Based on interviews with communities in South Kordofan's Nuba Mountains, the study is part of a project to record the views of local people about protection issues and the threats to their survival during major humanitarian crises.
It reveals that Nuba women believed they often had more stamina than men during the war that raged across the rugged range of granite outcrops, plateaus and escarpments between 1986 and 2005.
Psychologically, they felt much better equipped to endure the mental hardships of the war than their men.
"In working with women in conflict, we shouldn't always put them in this 'vulnerable women' box that we do," author of the report, Justin Corbett, told a briefing organised by the Overseas Development Institute this week.
"Women saw men as being much less able to deal with the situation and therefore more prone to getting depressed and angry, often resorting to drink to forget their problems," the report said.
"Many told how men were less able than women to deal with hunger, crying children and bad living conditions."
It went on to say the wisdom of the women interviewed was remarkable.

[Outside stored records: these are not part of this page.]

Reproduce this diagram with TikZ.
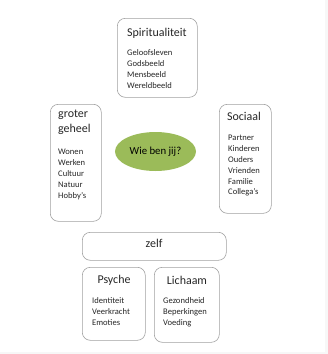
\documentclass[tikz,border=0pt]{standalone}
\usepackage{fontspec}
\setmainfont{Carlito}
\usetikzlibrary{shapes.geometric}
\definecolor{wieGreen}{HTML}{9BBB59}
\begin{document}
\begin{tikzpicture}[
  x=1bp, y=-1bp,
  every node/.style={inner sep=0pt, text=black!85},
  box/.style={draw=gray!75, line width=0.6pt, rounded corners=8pt, anchor=north west},
  title/.style={font=\fontsize{12}{15}\selectfont},
  items/.style={anchor=north west, align=left, font=\fontsize{8.6}{11}\selectfont}
]
  \useasboundingbox (0,0) rectangle (328,354);
  \fill[gray!6] (325,0) rectangle (328,354);
  \fill[gray!6] (0,352) rectangle (328,354);

  % the four areas round the middle
  \node[box, minimum width=80bp, minimum height=79bp] (spiribox) at (117,18) {};
  \node[title, anchor=west] (spiri) at (127,33) {Spiritualiteit};
  \node[items] (spiriitems) at (127,49.5) {Geloofsleven\\Godsbeeld\\Mensbeeld\\Wereldbeeld};

  \node[box, minimum width=51bp, minimum height=117bp] (geheelbox) at (50,104) {};
  \node[title, anchor=north west, align=left] (geheel) at (58,110) {groter\\geheel};
  \node[items] (geheelitems) at (58,148.5) {Wonen\\Werken\\Cultuur\\Natuur\\Hobby's};

  \node[box, minimum width=52bp, minimum height=109bp] (sociaalbox) at (219,104) {};
  \node[title] (sociaal) at (244,116) {Sociaal};
  \node[items] (sociaalitems) at (228,134.5) {Partner\\Kinderen\\Ouders\\Vrienden\\Familie\\Collega's};

  \node[ellipse, fill=wieGreen, minimum width=81bp, minimum height=39bp, text=black, font=\fontsize{10.8}{12}\selectfont] (wie) at (155.5,151.5) {Wie ben jij?};

  % zelf with its two parts
  \node[box, minimum width=144bp, minimum height=28bp] (zelfbox) at (82,232) {};
  \node[title] (zelf) at (154,243) {zelf};

  \node[box, minimum width=63bp, minimum height=73bp] (psychebox) at (82,267) {};
  \node[title] (psyche) at (114,280) {Psyche};
  \node[items] (psycheitems) at (92,297.5) {Identiteit\\Veerkracht\\Emoties};

  \node[box, minimum width=65bp, minimum height=75bp] (lichaambox) at (154,267) {};
  \node[title] (lichaam) at (187,280) {Lichaam};
  \node[items] (lichaamitems) at (163,297.5) {Gezondheid\\Beperkingen\\Voeding};
\end{tikzpicture}
\end{document}
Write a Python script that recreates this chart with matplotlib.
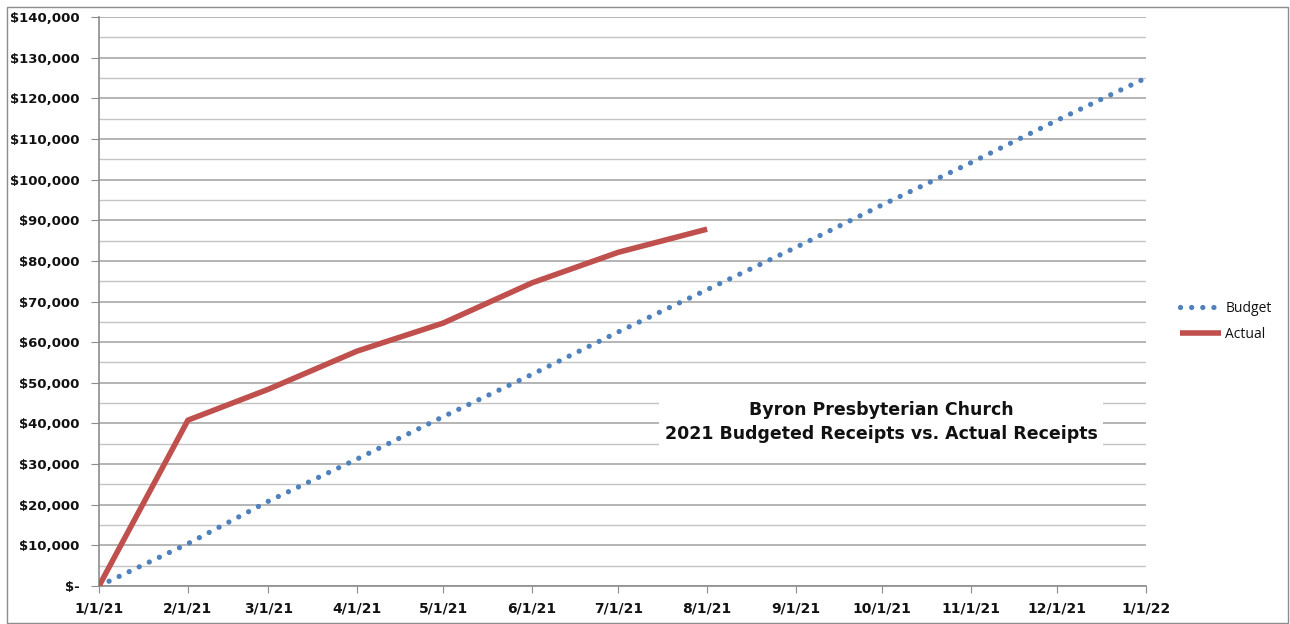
"""Byron Presbyterian Church - 2021 budgeted vs. actual cumulative receipts."""
import datetime as dt

import matplotlib
matplotlib.use("Agg")
import matplotlib.pyplot as plt
import matplotlib.dates as mdates
from matplotlib.patches import Rectangle
from matplotlib.ticker import FuncFormatter, MultipleLocator

# first-of-month dates (Jan 2021 .. Jan 2022)
MONTHS = [dt.date(2021, m, 1) for m in range(1, 13)] + [dt.date(2022, 1, 1)]

# cumulative budget
BUDGET = [0, 10417, 20833, 31250, 41667, 52083, 62500,
          72917, 83333, 93750, 104167, 114583, 125000]

# cumulative actual receipts, Jan through Aug
ACTUAL_DATES = MONTHS[:8]
ACTUAL = [0, 40800, 48400, 57800, 64700, 74600, 82100, 87800]

BLUE = "#4f81bd"
RED = "#c0504d"
GRID_MAJOR = "#a0a0a0"
GRID_MINOR = "#c4c4c4"
TEXT = "#111111"


def money(v, _pos):
    if abs(v) < 1:
        return "$-"
    return f"${v:,.0f}"


def main():
    fig = plt.figure(figsize=(12.9, 6.24), dpi=100)
    fig.patch.set_facecolor("white")
    fig.patches.append(Rectangle((7 / 1290, 1 / 624), 1281 / 1290, 616 / 624,
                                 transform=fig.transFigure, fill=False,
                                 edgecolor="#8c8c8c", linewidth=1))

    ax = fig.add_axes([99 / 1290, 38 / 624, 1047 / 1290, 569 / 624])

    ax.plot(MONTHS, BUDGET, color=BLUE, linewidth=3.8, linestyle=(0, (0.01, 2.1)),
            dash_capstyle="round", label="Budget", zorder=3)
    ax.plot(ACTUAL_DATES, ACTUAL, color=RED, linewidth=4.0,
            solid_capstyle="butt", label="Actual", zorder=4)

    ax.set_xlim(mdates.date2num(MONTHS[0]), mdates.date2num(MONTHS[-1]))
    ax.set_ylim(0, 140000)
    ax.xaxis.set_major_locator(mdates.MonthLocator())
    ax.xaxis.set_major_formatter(FuncFormatter(
        lambda x, _p: f"{mdates.num2date(x).month}/1/{mdates.num2date(x).year % 100}"))
    ax.yaxis.set_major_locator(MultipleLocator(10000))
    ax.yaxis.set_minor_locator(MultipleLocator(5000))
    ax.yaxis.set_major_formatter(FuncFormatter(money))

    ax.grid(axis="y", which="major", color=GRID_MAJOR, linewidth=1.1, zorder=0)
    ax.grid(axis="y", which="minor", color=GRID_MINOR, linewidth=1.0, zorder=0)
    ax.set_axisbelow(True)

    for side in ("top", "right"):
        ax.spines[side].set_visible(False)
    for side in ("left", "bottom"):
        ax.spines[side].set_color("#8c8c8c")
        ax.spines[side].set_linewidth(1.2)

    ax.tick_params(axis="y", which="major", length=6, color="#8c8c8c", pad=8)
    ax.tick_params(axis="y", which="minor", length=0)
    ax.tick_params(axis="x", length=5, color="#8c8c8c", pad=6)
    for lab in ax.get_yticklabels():
        lab.set_fontfamily("DejaVu Sans")
        lab.set_fontweight("bold")
        lab.set_fontsize(9.5)
        lab.set_color(TEXT)
    for lab in ax.get_xticklabels():
        lab.set_fontfamily("DejaVu Sans")
        lab.set_fontweight("bold")
        lab.set_fontsize(10)
        lab.set_color(TEXT)

    ax.text(0.747, 0.288, "Byron Presbyterian Church\n2021 Budgeted Receipts vs. Actual Receipts",
            transform=ax.transAxes, ha="center", va="center", fontsize=12.5,
            fontweight="bold", family="DejaVu Sans", color=TEXT, linespacing=1.45,
            bbox=dict(boxstyle="square,pad=0.3", facecolor="white", edgecolor="none"),
            zorder=5)

    leg = fig.legend(loc="upper left", bbox_to_anchor=(1167 / 1290, 1 - 288 / 624),
                     frameon=False, handlelength=3.0, handletextpad=0.3,
                     labelspacing=0.8, prop={"family": "Open Sans", "size": 10})
    for t in leg.get_texts():
        t.set_color(TEXT)

    fig.savefig("out.png", dpi=100, facecolor="white")
    plt.close(fig)


if __name__ == "__main__":
    main()
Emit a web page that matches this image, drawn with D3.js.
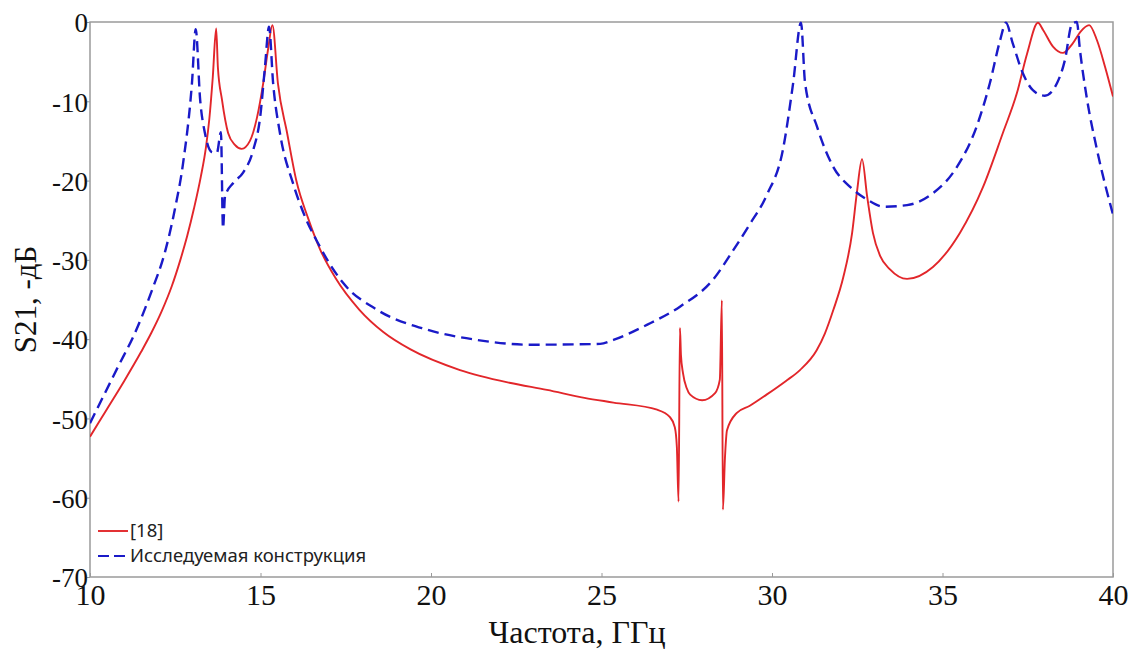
<!DOCTYPE html>
<html lang="ru">
<head>
<meta charset="UTF-8">
<title>S21</title>
<script src="https://cdn.jsdelivr.net/npm/d3@7"></script>
<style>
  body { margin: 0; background: #fff; }
  svg { display: block; }
  .tick-label { font-family: "Liberation Serif", "Times New Roman", serif; fill: #111; }
  .legend-text { font-family: "Noto Sans", "Open Sans", sans-serif; font-size: 18.5px; fill: #222; }
</style>
</head>
<body>
<script>
// ---- data ----
const xTicks = [10, 15, 20, 25, 30, 35, 40]
const yTicks = [0, -10, -20, -30, -40, -50, -60, -70]

const seriesNames = ['[18]', 'Исследуемая конструкция']

const refFreq = [10.0, 10.5, 11.0, 11.5, 11.8, 12.1, 12.4, 12.65, 12.85, 13.05, 13.25, 13.4, 13.5, 13.6, 13.7, 13.75, 13.87, 14.05, 14.25, 14.45, 14.69,
  14.9, 15.08, 15.22, 15.35, 15.51, 15.78, 16.05, 16.4, 16.74, 17.2, 17.9, 18.6, 19.4, 20.85, 22.3, 23.4, 24.5, 25.35, 26.63, 27.0, 27.15,
  27.21, 27.26, 27.3, 27.33, 27.39, 27.5, 27.6, 27.95, 28.33, 28.47, 28.53, 28.56, 28.62, 28.68, 28.97, 29.35, 29.84, 30.4, 30.82, 31.31,
  31.55, 31.8, 32.09, 32.35, 32.49, 32.64, 32.79, 32.96, 33.17, 33.46, 33.96, 34.72, 35.51, 36.19, 36.77, 37.18, 37.48, 37.8, 37.95,
  38.24, 38.53, 38.82, 39.05, 39.3, 39.53, 39.77, 40.0]
const refS21 = [-52.3, -48.8, -45.3, -41.6, -39.2, -36.5, -33.3, -30.0, -27.0, -23.5, -19.5, -15.8, -12.2, -7.0, -0.8, -5.7, -9.8, -14.0, -15.5, -16.0, -15.0,
  -12.0, -7.7, -3.5, -0.4, -7.7, -14.0, -20.0, -24.8, -28.6, -32.3, -36.3, -39.1, -41.3, -43.9, -45.5, -46.4, -47.4, -48.0, -48.9, -49.8, -51.1,
  -53.6, -60.5, -38.6, -42.0, -44.3, -46.2, -47.0, -47.7, -46.8, -45.1, -35.1, -61.5, -55.0, -51.5, -49.3, -48.4, -47.0, -45.3, -43.9, -41.4,
  -39.3, -36.3, -32.2, -26.6, -21.5, -17.3, -22.0, -26.6, -29.5, -31.2, -32.4, -30.9, -26.6, -20.8, -14.0, -9.0, -4.0, -0.1, -1.0,
  -3.1, -3.9, -2.7, -1.2, -0.4, -2.3, -5.7, -9.4]

const newFreq = [10.0, 10.82, 11.32, 11.82, 12.2, 12.49, 12.73, 12.99, 13.1, 13.23, 13.37, 13.57, 13.72, 13.84, 13.9, 13.96, 14.2, 14.49,
  14.79, 14.99, 15.13, 15.25, 15.37, 15.57, 15.95, 16.3, 16.7, 17.0, 17.42, 18.42, 19.88, 21.35, 22.9, 24.96, 25.35, 26.33, 27.3, 28.27,
  28.86, 29.35, 29.85, 30.32, 30.62, 30.85, 30.97, 31.32, 31.8, 32.29, 32.79, 33.27, 33.96, 34.72, 35.42, 36.0, 36.39, 36.69, 36.86,
  37.06, 37.36, 37.65, 38.0, 38.36, 38.59, 38.8, 38.94, 39.03, 39.24, 39.53, 40.0]
const newS21 = [-50.6, -43.5, -39.2, -33.8, -29.0, -23.6, -17.8, -7.7, -0.9, -9.8, -14.0, -16.4, -16.5, -13.9, -26.0, -22.0, -20.3, -19.0,
  -16.1, -12.0, -5.7, -0.6, -7.7, -14.0, -20.3, -24.5, -28.0, -30.3, -32.9, -36.3, -38.8, -40.1, -40.7, -40.6, -40.1, -38.2, -35.9, -32.5,
  -28.8, -25.5, -21.8, -16.1, -7.7, -0.1, -7.7, -13.2, -18.3, -20.8, -22.4, -23.3, -23.1, -21.6, -18.3, -13.2, -7.7, -2.3, -0.1,
  -2.7, -6.5, -8.6, -9.3, -7.7, -4.8, -0.2, 0.0, -3.5, -9.8, -16.1, -24.3]

// ---- layout ----
const width = 1133
const height = 653
const margin = { top: 22, right: 20, bottom: 76, left: 90 }
const innerWidth = width - margin.left - margin.right
const innerHeight = height - margin.top - margin.bottom

const svg = d3.select('body').append('svg')
  .attr('width', width)
  .attr('height', height)

const g = svg.append('g')
  .attr('transform', `translate(${margin.left}, ${margin.top})`)

const xScale = d3.scaleLinear().domain([10, 40]).range([0, innerWidth])
const yScale = d3.scaleLinear().domain([-70, 0]).range([innerHeight, 0])

// frame
g.append('rect')
  .attr('width', innerWidth)
  .attr('height', innerHeight)
  .attr('fill', 'none')
  .attr('stroke', '#9a9a9a')
  .attr('stroke-width', 1.5)

// plain hyphen for negatives, like the original
const fmt = (d) => String(d)

const xAxis = g.append('g')
  .attr('transform', `translate(0, ${innerHeight})`)
  .call(d3.axisBottom(xScale).tickValues(xTicks).tickFormat(fmt).tickSize(-4).tickSizeOuter(0))
xAxis.select('.domain').remove()
xAxis.selectAll('line').attr('stroke', '#9a9a9a')
xAxis.selectAll('text')
  .attr('class', 'tick-label')
  .attr('dy', '0.71em')
  .style('font-size', '30px')
  .attr('y', 7)

const yAxis = g.append('g')
  .call(d3.axisLeft(yScale).tickValues(yTicks).tickFormat(fmt).tickSize(3).tickPadding(0).tickSizeOuter(0))
yAxis.select('.domain').remove()
yAxis.selectAll('line').attr('stroke', '#9a9a9a')
yAxis.selectAll('text')
  .attr('class', 'tick-label')
  .style('font-size', '27px')
  .attr('dy', '0.36em')
  .attr('x', -2)

// axis titles
svg.append('text')
  .attr('class', 'tick-label')
  .attr('x', 577)
  .attr('y', 643)
  .attr('text-anchor', 'middle')
  .style('font-size', '32px')
  .text('Частота, ГГц')

svg.append('text')
  .attr('class', 'tick-label')
  .attr('transform', `translate(36, ${margin.top + innerHeight / 2}) rotate(-90)`)
  .attr('text-anchor', 'middle')
  .style('font-size', '31px')
  .text('S21, -дБ')

// curves
const line = d3.line()
  .x((d) => xScale(d[0]))
  .y((d) => yScale(d[1]))
  .curve(d3.curveMonotoneX)

const refData = refFreq.map((f, i) => [f, refS21[i]])
const newData = newFreq.map((f, i) => [f, newS21[i]])

const clip = svg.append('defs').append('clipPath').attr('id', 'plot-clip')
clip.append('rect').attr('x', 0).attr('y', -3).attr('width', innerWidth).attr('height', innerHeight + 3)

g.append('path')
  .datum(refData)
  .attr('clip-path', 'url(#plot-clip)')
  .attr('fill', 'none')
  .attr('stroke', '#e2262a')
  .attr('stroke-width', 1.9)
  .attr('d', line)

g.append('path')
  .datum(newData)
  .attr('clip-path', 'url(#plot-clip)')
  .attr('fill', 'none')
  .attr('stroke', '#1a1ac8')
  .attr('stroke-width', 2.4)
  .attr('stroke-dasharray', '11,6')
  .attr('d', line)

// legend
const legend = svg.append('g').attr('transform', 'translate(98, 531)')
const legendStyles = [
  { color: '#e2262a', dash: null, w: 1.9 },
  { color: '#1a1ac8', dash: '11,5', w: 2 }
]
seriesNames.forEach((name, i) => {
  const row = legend.append('g').attr('transform', `translate(0, ${i * 25})`)
  row.append('line')
    .attr('x1', 0).attr('x2', 30)
    .attr('stroke', legendStyles[i].color)
    .attr('stroke-width', legendStyles[i].w)
    .attr('stroke-dasharray', legendStyles[i].dash)
  row.append('text')
    .attr('class', 'legend-text')
    .attr('x', 32)
    .attr('dy', '0.35em')
    .text(name)
})
</script>
</body>
</html>
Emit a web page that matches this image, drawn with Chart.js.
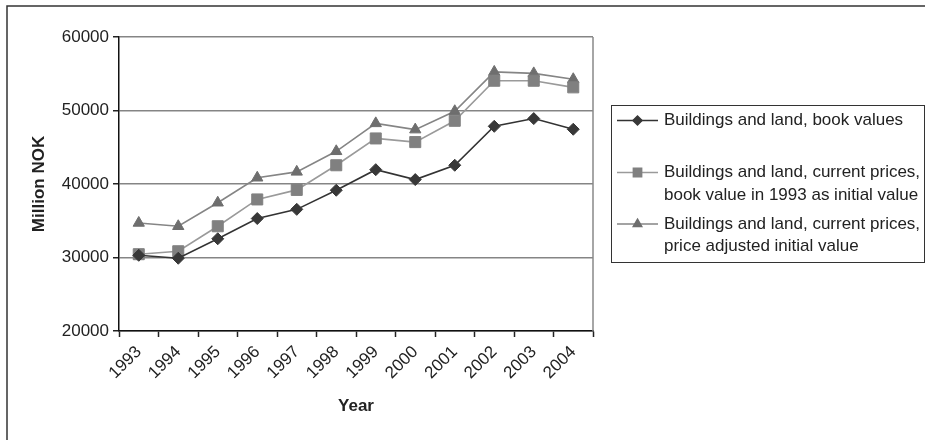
<!DOCTYPE html>
<html>
<head>
<meta charset="utf-8">
<script src="https://cdn.jsdelivr.net/npm/chart.js@4/dist/chart.umd.min.js"></script>
<style>
  html, body { margin: 0; padding: 0; background: #fff; }
  #wrap { width: 925px; height: 440px; }
</style>
</head>
<body>
<div id="wrap"><canvas id="grafica" width="925" height="440"></canvas></div>
<script>
// data
const years = ["1993","1994","1995","1996","1997","1998","1999","2000","2001","2002","2003","2004"];
const bookValues = [30300, 29900, 32550, 35300, 36550, 39150, 41950, 40600, 42550, 47850, 48900, 47450];
const currentBook1993 = [30450, 30850, 34250, 37900, 39200, 42550, 46200, 45700, 48600, 54050, 54050, 53150];
const currentPriceAdj = [34700, 34250, 37450, 40850, 41650, 44450, 48250, 47400, 49900, 55250, 55050, 54250];
const yTicks = [20000, 30000, 40000, 50000, 60000];

const labelBook = ["Buildings and land, book values"];
const labelCur1993 = ["Buildings and land, current prices,", "book value in 1993 as initial value"];
const labelCurAdj = ["Buildings and land, current prices,", "price adjusted initial value"];

const fuente = "'Liberation Sans', Arial, sans-serif";

// frame around the picture + right border of the plot
const marco = {
  id: "marco",
  afterDraw(chart) {
    const c = chart.ctx, a = chart.chartArea;
    c.save();
    c.strokeStyle = "#333";
    c.lineWidth = 1.5;
    c.beginPath();
    c.moveTo(7, 440);
    c.lineTo(7, 6);
    c.lineTo(925, 6);
    c.stroke();
    c.strokeStyle = "#888";
    c.beginPath();
    c.moveTo(a.right, a.top);
    c.lineTo(a.right, a.bottom);
    c.stroke();
    c.restore();
  }
};

// legend box drawn by hand (multi-line labels)
const leyenda = {
  id: "leyenda",
  afterDraw(chart) {
    const c = chart.ctx;
    const box = { x: 611, y: 105, w: 313, h: 157 };
    const rows = [[120.5], [172.5, 195], [224, 246]];
    c.save();
    c.strokeStyle = "#333";
    c.lineWidth = 1;
    c.strokeRect(box.x + 0.5, box.y + 0.5, box.w, box.h);
    c.font = "17px " + fuente;
    c.textBaseline = "middle";
    chart.data.datasets.forEach((ds, i) => {
      const y0 = rows[i][0];
      c.strokeStyle = ds.borderColor;
      c.lineWidth = 1.5;
      c.beginPath();
      c.moveTo(617, y0);
      c.lineTo(658, y0);
      c.stroke();
      c.fillStyle = ds.pointBackgroundColor;
      c.strokeStyle = ds.pointBorderColor;
      Chart.helpers.drawPoint(c, {
        pointStyle: ds.pointStyle,
        radius: ds.pointRadius * 0.75,
        borderWidth: 1,
        rotation: 0
      }, 637.5, y0);
      c.fillStyle = "#222";
      ds.label.forEach((t, j) => c.fillText(t, 664, rows[i][j]));
    });
    c.restore();
  }
};

new Chart(document.getElementById("grafica").getContext("2d"), {
  type: "line",
  data: {
    labels: years,
    datasets: [
      {
        label: labelBook,
        data: bookValues,
        borderColor: "#333",
        borderWidth: 1.6,
        pointStyle: "rectRot",
        pointRadius: 6,
        pointBackgroundColor: "#383838",
        pointBorderColor: "#383838",
        pointBorderWidth: 1,
        tension: 0
      },
      {
        label: labelCur1993,
        data: currentBook1993,
        borderColor: "#9a9a9a",
        borderWidth: 1.6,
        pointStyle: "rect",
        pointRadius: 7.8,
        pointBackgroundColor: "#808080",
        pointBorderColor: "#808080",
        pointBorderWidth: 1,
        tension: 0
      },
      {
        label: labelCurAdj,
        data: currentPriceAdj,
        borderColor: "#858585",
        borderWidth: 1.6,
        pointStyle: "triangle",
        pointRadius: 6.5,
        pointBackgroundColor: "#6e6e6e",
        pointBorderColor: "#6e6e6e",
        pointBorderWidth: 1,
        tension: 0
      }
    ]
  },
  options: {
    responsive: false,
    animation: false,
    layout: { padding: { left: 8, top: 37, right: 332, bottom: 0 } },
    plugins: {
      legend: { display: false },
      tooltip: { enabled: false }
    },
    scales: {
      x: {
        offset: true,
        afterFit(s) { s.height = 109; },
        grid: {
          offset: true,
          drawOnChartArea: false,
          drawTicks: true,
          tickLength: 6,
          tickColor: "#222",
          tickWidth: 1.5
        },
        border: { color: "#111", width: 1.5 },
        ticks: {
          minRotation: 45,
          maxRotation: 45,
          autoSkip: false,
          padding: 5,
          color: "#222",
          font: { family: fuente, size: 17 }
        },
        title: {
          display: true,
          text: "Year",
          color: "#222",
          padding: { top: 0, bottom: 23 },
          font: { family: fuente, size: 17, weight: "bold" }
        }
      },
      y: {
        min: yTicks[0],
        max: yTicks[yTicks.length - 1],
        afterFit(s) { s.width = 111; },
        afterBuildTicks(s) { s.ticks = yTicks.map(v => ({ value: v })); },
        grid: {
          color: "#858585",
          lineWidth: 1.5,
          tickLength: 6,
          tickColor: "#222",
          tickWidth: 1.5
        },
        border: { color: "#111", width: 1.5 },
        ticks: {
          padding: 4,
          color: "#222",
          font: { family: fuente, size: 17 },
          callback: v => String(v)
        },
        title: {
          display: true,
          text: "Million NOK",
          color: "#222",
          padding: { top: 21, bottom: 0 },
          font: { family: fuente, size: 17, weight: "bold" }
        }
      }
    }
  },
  plugins: [marco, leyenda]
});
</script>
</body>
</html>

One woman, who spoke of how men took out their anger about hunger and their children's needs on their wives, suggested that counselling for men was needed.
South Kordofan, which borders newly independent South Sudan, is home to large communities that fought alongside south Sudanese SPLA rebel forces during its two-decade civil war against Khartoum, which ended in 2005.
The report noted that all Nuba men who were interviewed admitted without exception the crucial role of women in caring for the family as well as their wider contribution to protection: whether in feeding the SPLA forces, working as porters or caring for the injured.
However, the bigger point made by Learning from the Nuba: Civilian resilience and self-protection during conflict is how the most vulnerable people take the lead in protecting themselves, their families and communities in times of war - when the state, peacekeeping missions and the international aid machine often fail them.